Although Hinduism contains a broad range of philosophies, Hindus share philosophical concepts, such as but not limiting to dharma, karma, kama, artha, moksha and samsara, even if each subscribes to a diversity of views.[129] Hindus also have shared texts such as the Vedas with embedded Upanishads, and common ritual grammar (Sanskara (rite of passage)) such as rituals during a wedding or when a baby is born or cremation rituals.[130][131] Some Hindus go on pilgrimage to shared sites they consider spiritually significant, practice one or more forms of bhakti or puja, celebrate mythology and epics, major festivals, love and respect for guru and family, and other cultural traditions.[129][132] A Hindu could:
- follow any of the Hindu schools of philosophy, such as Advaita (non-dualism), Vishishtadvaita (non-dualism of the qualified whole), Dvaita (dualism), Dvaitadvaita (dualism with non-dualism), etc.[133][134]
- follow a tradition centred on any particular form of the Divine, such as Shaivism, Vaishnavism, Shaktism, etc.[135]
- practice any one of the various forms of yoga systems in order to achieve moksha – that is freedom in current life (jivanmukti) or salvation in after-life (videhamukti);[136]
- practice bhakti or puja for spiritual reasons, which may be directed to one's guru or to a divine image.[137] A visible public form of this practice is worship before an idol or statue.

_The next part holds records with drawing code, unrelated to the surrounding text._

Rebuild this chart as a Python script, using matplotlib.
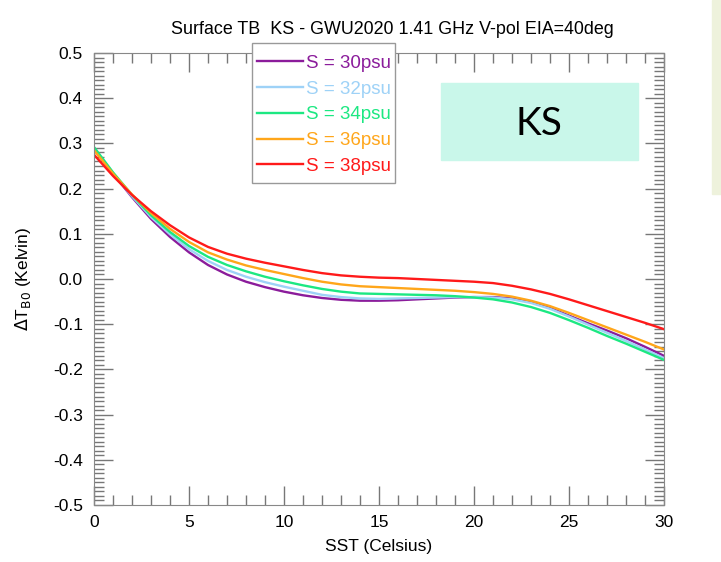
#!/usr/bin/env python3

import matplotlib
matplotlib.use('Agg')
import matplotlib.pyplot as plt
from matplotlib.ticker import MultipleLocator, FuncFormatter
from matplotlib.patches import Rectangle

sst = list(range(0, 31))

dtb_30 = [0.288, 0.233, 0.181, 0.133, 0.093, 0.059, 0.031, 0.010, -0.006, -0.018,
          -0.028, -0.036, -0.042, -0.046, -0.048, -0.048, -0.047, -0.045, -0.043, -0.041,
          -0.040, -0.040, -0.043, -0.051, -0.064, -0.081, -0.098, -0.114, -0.131, -0.150,
          -0.170]
dtb_32 = [0.290, 0.234, 0.183, 0.137, 0.099, 0.066, 0.040, 0.020, 0.005, -0.007,
          -0.017, -0.026, -0.035, -0.040, -0.043, -0.044, -0.043, -0.042, -0.041, -0.040,
          -0.040, -0.041, -0.045, -0.053, -0.066, -0.083, -0.101, -0.119, -0.137, -0.156,
          -0.175]
dtb_34 = [0.292, 0.236, 0.186, 0.141, 0.104, 0.073, 0.049, 0.031, 0.017, 0.005,
          -0.005, -0.014, -0.022, -0.028, -0.032, -0.033, -0.034, -0.035, -0.036, -0.038,
          -0.041, -0.045, -0.052, -0.062, -0.075, -0.091, -0.108, -0.126, -0.143, -0.161,
          -0.179]
dtb_36 = [0.285, 0.233, 0.187, 0.146, 0.111, 0.082, 0.059, 0.043, 0.030, 0.020,
          0.011, 0.002, -0.006, -0.012, -0.016, -0.018, -0.020, -0.022, -0.024, -0.026,
          -0.029, -0.033, -0.039, -0.048, -0.060, -0.075, -0.091, -0.107, -0.123, -0.139,
          -0.156]
dtb_38 = [0.275, 0.228, 0.186, 0.150, 0.119, 0.092, 0.071, 0.056, 0.045, 0.036,
          0.028, 0.020, 0.013, 0.008, 0.005, 0.003, 0.002, 0.000, -0.002, -0.004,
          -0.006, -0.009, -0.015, -0.023, -0.033, -0.045, -0.058, -0.071, -0.084, -0.097,
          -0.111]

series = [dtb_30, dtb_32, dtb_34, dtb_36, dtb_38]
names = ['S = 30psu', 'S = 32psu', 'S = 34psu', 'S = 36psu', 'S = 38psu']
colors = ['#8B1C9B', '#9ED2F7', '#1CE882', '#FFA61A', '#FF1A1A']

plt.rcParams['font.family'] = ['Liberation Sans', 'DejaVu Sans']

W, H = 721, 562
fig = plt.figure(figsize=(W / 100, H / 100), dpi=100)
ax = fig.add_axes([94 / W, 1 - 505 / H, (664 - 94) / W, (505 - 53) / H])

for i in range(len(series)):
    ax.plot(sst, series[i], color=colors[i], lw=1.7, label=names[i])

ax.set_xlim(0, 30)
ax.set_ylim(-0.5, 0.5)
ax.xaxis.set_major_locator(MultipleLocator(5))
ax.xaxis.set_minor_locator(MultipleLocator(1))
ax.yaxis.set_major_locator(MultipleLocator(0.1))
ax.yaxis.set_minor_locator(MultipleLocator(0.01))
ax.yaxis.set_major_formatter(FuncFormatter(lambda v, p: '%.1f' % (round(v, 2) + 0.0)))
ax.xaxis.set_major_formatter(FuncFormatter(lambda v, p: '%d' % round(v)))
ax.tick_params(which='both', direction='in', top=True, right=True,
               color='#777777', labelsize=12.5)
ax.tick_params(which='major', length=14, width=1)
ax.tick_params(which='minor', length=7, width=1)
ax.tick_params(axis='x', pad=7)
ax.tick_params(axis='y', pad=8)
for s in ax.spines.values():
    s.set_color('#888888')

ax.set_xlabel('SST (Celsius)', fontsize=12.5, labelpad=7)
ax.set_ylabel(r'$\Delta$T$_{\rm B0}$ (Kelvin)', fontsize=12.5, labelpad=14)

fig.text(392 / W, 1 - 30 / H, 'Surface TB  KS - GWU2020 1.41 GHz V-pol EIA=40deg',
         ha='center', va='center', fontsize=12.9)

# legend frame drawn by hand (IDL style box, sits over the top axis)
ax.add_artist(Rectangle((252 / W, 1 - 183 / H), 143 / W, 140 / H,
                        transform=fig.transFigure, facecolor='white',
                        edgecolor='#999999', lw=1, zorder=4, clip_on=False))
leg = ax.legend(loc='upper left', bbox_to_anchor=(253 / W, 1 - 51 / H),
                bbox_transform=fig.transFigure, fontsize=13.5, labelcolor='linecolor',
                handlelength=2.45, handletextpad=0.2, labelspacing=0.46,
                borderpad=0.2, borderaxespad=0, frameon=False)
leg.set_zorder(5)

# KS label box and the pale box cut off at the right edge
fig.patches.append(Rectangle((441 / W, 1 - 160 / H), 197 / W, 77 / H,
                             transform=fig.transFigure, color='#C9F7EA', zorder=0))
fig.text(539 / W, 1 - 124 / H, 'KS', ha='center', va='center', fontsize=28,
         family='Lato')
fig.patches.append(Rectangle((712 / W, 1 - 194 / H), 9 / W, 194 / H,
                             transform=fig.transFigure, color='#EEF2DC', zorder=0))

fig.savefig('out.png', dpi=100)
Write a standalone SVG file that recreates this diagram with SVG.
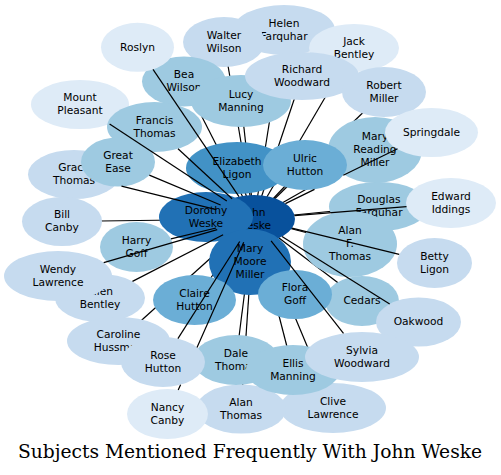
<svg xmlns="http://www.w3.org/2000/svg" width="501" height="475" viewBox="0 0 501 475">
<style>
text{font-family:"DejaVu Sans","Liberation Sans",sans-serif;font-size:10.67px;fill:#000;text-anchor:middle}
.t{font-family:"DejaVu Serif","Liberation Serif",serif;font-size:18.67px}
ellipse{stroke:none}
.c0{fill:#deebf7}.c1{fill:#c6dbef}.c2{fill:#9ecae1}.c3{fill:#6baed6}.c4{fill:#4292c6}.c5{fill:#2171b5}.c6{fill:#08519c}
.e line,.e path{stroke:#000;stroke-width:1.2;fill:none}
</style>
<rect width="501" height="475" fill="#fff"/>
<g id="edges" class="e">
<line x1="254" y1="219" x2="284" y2="30"/>
<line x1="254" y1="219" x2="224" y2="42"/>
<line x1="254" y1="219" x2="354" y2="48"/>
<line x1="254" y1="219" x2="184" y2="81.5"/>
<line x1="254" y1="219" x2="241" y2="101"/>
<line x1="254" y1="219" x2="302" y2="76"/>
<line x1="254" y1="219" x2="384" y2="92"/>
<line x1="254" y1="219" x2="237" y2="168"/>
<line x1="254" y1="219" x2="206" y2="217"/>
<line x1="254" y1="219" x2="250" y2="262"/>
<line x1="254" y1="219" x2="375" y2="150"/>
<line x1="254" y1="219" x2="305" y2="165"/>
<line x1="254" y1="219" x2="379" y2="206.5"/>
<line x1="254" y1="219" x2="350" y2="244"/>
<line x1="254" y1="219" x2="362" y2="301"/>
<line x1="254" y1="219" x2="62" y2="221.5"/>
<line x1="254" y1="219" x2="118.5" y2="341"/>
<line x1="254" y1="219" x2="194.5" y2="300"/>
<line x1="254" y1="219" x2="295" y2="294.5"/>
<line x1="254" y1="219" x2="333" y2="408"/>
<line x1="254" y1="219" x2="241" y2="409"/>
<line x1="254" y1="219" x2="236" y2="360"/>
<line x1="254" y1="219" x2="293" y2="370"/>
</g>
<g id="helen"><ellipse class="c1" cx="284" cy="30" rx="51" ry="25"/><text x="284" y="26.8">Helen</text><text x="284" y="39.6">Farquhar</text></g>
<g id="walter"><ellipse class="c1" cx="224" cy="42" rx="41" ry="25"/><text x="224" y="38.8">Walter</text><text x="224" y="51.6">Wilson</text></g>
<g id="jack"><ellipse class="c0" cx="354" cy="48" rx="45" ry="24"/><text x="354" y="44.8">Jack</text><text x="354" y="57.6">Bentley</text></g>
<g id="bea"><ellipse class="c2" cx="184" cy="81.5" rx="42" ry="25"/><text x="184" y="78.3">Bea</text><text x="184" y="91.1">Wilson</text></g>
<g id="lucy"><ellipse class="c2" cx="241" cy="101" rx="50" ry="26"/><text x="241" y="97.8">Lucy</text><text x="241" y="110.6">Manning</text></g>
<g id="richard"><ellipse class="c1" cx="302" cy="76" rx="57" ry="24"/><text x="302" y="72.8">Richard</text><text x="302" y="85.6">Woodward</text></g>
<g id="robert"><ellipse class="c1" cx="384" cy="92" rx="42" ry="25"/><text x="384" y="88.8">Robert</text><text x="384" y="101.6">Miller</text></g>
<g id="roslyn"><ellipse class="c0" cx="137.5" cy="47.3" rx="36.5" ry="24.5"/><text x="137.5" y="50.5">Roslyn</text></g>
<g id="mount"><ellipse class="c0" cx="80" cy="104.5" rx="49" ry="24.5"/><text x="80" y="101.3">Mount</text><text x="80" y="114.1">Pleasant</text></g>
<g id="francis"><ellipse class="c2" cx="154.5" cy="127" rx="47.5" ry="25"/><text x="154.5" y="123.8">Francis</text><text x="154.5" y="136.6">Thomas</text></g>
<g id="grace"><ellipse class="c1" cx="74" cy="174.5" rx="46" ry="24.5"/><text x="74" y="171.3">Grace</text><text x="74" y="184.1">Thomas</text></g>
<g id="great"><ellipse class="c2" cx="118" cy="162" rx="37" ry="24.5"/><text x="118" y="158.8">Great</text><text x="118" y="171.6">Ease</text></g>
<g id="elizabeth"><ellipse class="c4" cx="237" cy="168" rx="51" ry="26"/><text x="237" y="164.8">Elizabeth</text><text x="237" y="177.6">Ligon</text></g>
<g id="john"><ellipse class="c6" cx="254" cy="219" rx="41" ry="24"/><text x="254" y="215.8">John</text><text x="254" y="228.6">Weske</text></g>
<g id="dorothy"><ellipse class="c5" cx="206" cy="217" rx="47" ry="25"/><text x="206" y="213.8">Dorothy</text><text x="206" y="226.6">Weske</text></g>
<g id="marymoore"><ellipse class="c5" cx="250" cy="262" rx="41" ry="33"/><text x="250" y="252.4">Mary</text><text x="250" y="265.2">Moore</text><text x="250" y="278">Miller</text></g>
<g id="maryreading"><ellipse class="c2" cx="375" cy="150" rx="47" ry="33"/><text x="375" y="140.4">Mary</text><text x="375" y="153.2">Reading</text><text x="375" y="166">Miller</text></g>
<g id="ulric"><ellipse class="c3" cx="305" cy="165" rx="42" ry="25"/><text x="305" y="161.8">Ulric</text><text x="305" y="174.6">Hutton</text></g>
<g id="springdale"><ellipse class="c0" cx="431.5" cy="132.5" rx="46.5" ry="24.5"/><text x="431.5" y="135.7">Springdale</text></g>
<g id="douglas"><ellipse class="c2" cx="379" cy="206.5" rx="50" ry="24.5"/><text x="379" y="203.3">Douglas</text><text x="379" y="216.1">Farquhar</text></g>
<g id="alanf"><ellipse class="c2" cx="350" cy="244" rx="47" ry="33"/><text x="350" y="234.4">Alan</text><text x="350" y="247.2">F.</text><text x="350" y="260">Thomas</text></g>
<g id="edward"><ellipse class="c0" cx="451" cy="203" rx="45" ry="25"/><text x="451" y="199.8">Edward</text><text x="451" y="212.6">Iddings</text></g>
<g id="betty"><ellipse class="c1" cx="434.5" cy="263" rx="37.5" ry="25"/><text x="434.5" y="259.8">Betty</text><text x="434.5" y="272.6">Ligon</text></g>
<g id="cedars"><ellipse class="c2" cx="362" cy="301" rx="37" ry="25"/><text x="362" y="304.2">Cedars</text></g>
<g id="oakwood"><ellipse class="c1" cx="418.5" cy="322" rx="42.5" ry="24.5"/><text x="418.5" y="325.2">Oakwood</text></g>
<g id="bill"><ellipse class="c1" cx="62" cy="221.5" rx="40" ry="24.5"/><text x="62" y="218.3">Bill</text><text x="62" y="231.1">Canby</text></g>
<g id="harry"><ellipse class="c2" cx="136.5" cy="247" rx="36.5" ry="25"/><text x="136.5" y="243.8">Harry</text><text x="136.5" y="256.6">Goff</text></g>
<g id="ellen"><ellipse class="c1" cx="100" cy="298" rx="45" ry="24"/><text x="100" y="294.8">Ellen</text><text x="100" y="307.6">Bentley</text></g>
<g id="wendy"><ellipse class="c1" cx="58" cy="276" rx="54" ry="25"/><text x="58" y="272.8">Wendy</text><text x="58" y="285.6">Lawrence</text></g>
<g id="caroline"><ellipse class="c1" cx="118.5" cy="341" rx="51.5" ry="24"/><text x="118.5" y="337.8">Caroline</text><text x="118.5" y="350.6">Hussman</text></g>
<g id="claire"><ellipse class="c3" cx="194.5" cy="300" rx="41.5" ry="25"/><text x="194.5" y="296.8">Claire</text><text x="194.5" y="309.6">Hutton</text></g>
<g id="flora"><ellipse class="c3" cx="295" cy="294.5" rx="37" ry="24.5"/><text x="295" y="291.3">Flora</text><text x="295" y="304.1">Goff</text></g>
<g id="clive"><ellipse class="c1" cx="333" cy="408" rx="53" ry="25"/><text x="333" y="404.8">Clive</text><text x="333" y="417.6">Lawrence</text></g>
<g id="alanthomas"><ellipse class="c1" cx="241" cy="409" rx="45" ry="24.5"/><text x="241" y="405.8">Alan</text><text x="241" y="418.6">Thomas</text></g>
<g id="dale"><ellipse class="c2" cx="236" cy="360" rx="43" ry="25"/><text x="236" y="356.8">Dale</text><text x="236" y="369.6">Thomas</text></g>
<g id="ellis"><ellipse class="c2" cx="293" cy="370" rx="47" ry="25"/><text x="293" y="366.8">Ellis</text><text x="293" y="379.6">Manning</text></g>
<g id="sylvia"><ellipse class="c1" cx="362" cy="357" rx="57" ry="25"/><text x="362" y="353.8">Sylvia</text><text x="362" y="366.6">Woodward</text></g>
<g id="rose"><ellipse class="c1" cx="163" cy="362" rx="42" ry="25"/><text x="163" y="358.8">Rose</text><text x="163" y="371.6">Hutton</text></g>
<g id="nancy"><ellipse class="c0" cx="167.5" cy="414" rx="40.5" ry="25"/><text x="167.5" y="410.8">Nancy</text><text x="167.5" y="423.6">Canby</text></g>
<g id="edges-front" class="e">
<path d="M239,196.7L153,69.3"/>
<path d="M226.8,201.1L109.6,124"/>
<path d="M232.1,198.7L178,148.7"/>
<path d="M220.6,205L149.3,175.1"/>
<path d="M216.2,209.7L121.5,186.2"/>
<path d="M216.1,228L170.9,238.8"/>
<path d="M217.2,229.7L103.7,262.7"/>
<path d="M223.1,234.8L132.5,281.4"/>
<path d="M239.7,241.5L177.9,338.6"/>
<path d="M243.7,242.2L197,347.4M180.6,384.7L178.2,389.9"/>
<path d="M271.1,240.8L343.5,333.4"/>
<path d="M282,236.5L389.7,304"/>
<path d="M291.9,228.2L399.2,254.4"/>
<path d="M294.6,215.7L406.5,206.6"/>
<path d="M285.4,203.6L314.5,189.4M343.3,175.3L397.5,148.7"/>
</g>
<text class="t" x="250" y="458">Subjects Mentioned Frequently With John Weske</text>
</svg>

Jeaneane Fowler states that non-Hindu observers often confuse this practice as "stone or idol-worship and nothing beyond it", while for many Hindus, it is an image which represents or is symbolic manifestation of a spiritual Absolute (Brahman).[137] This practice may focus on a metal or stone statue, or a photographic image, or a linga, or any object or tree (pipal) or animal (cow) or tools of one's profession, or sunrise or expression of nature or to nothing at all, and the practice may involve meditation, japa, offerings or songs.[137][138] Inden states that this practice means different things to different Hindus, and has been misunderstood, misrepresented as idolatry, and various rationalisations have been constructed by both Western and native Indologists.[139]
Disputes
In the Constitution of India, the word "Hindu" has been used in some places to denote persons professing any of these religions: Hinduism, Jainism, Buddhism or Sikhism.[140] This however has been challenged by the Sikhs[120][141] and by neo-Buddhists who were formerly Hindus.[142] According to Sheen and Boyle, Jains have not objected to being covered by personal laws termed under 'Hindu',[142] but Indian courts have acknowledged that Jainism is a distinct religion.[143]
The Republic of India is in the peculiar situation that the Supreme Court of India has repeatedly been called upon to define "Hinduism" because the Constitution of India, while it prohibits "discrimination of any citizen" on grounds of religion in article 15, article 30 foresees special rights for "All minorities, whether based on religion or language". As a consequence, religious groups have an interest in being recognised as distinct from the Hindu majority in order to qualify as a "religious minority". Thus, the Supreme Court was forced to consider the question whether Jainism is part of Hinduism in 2005 and 2006.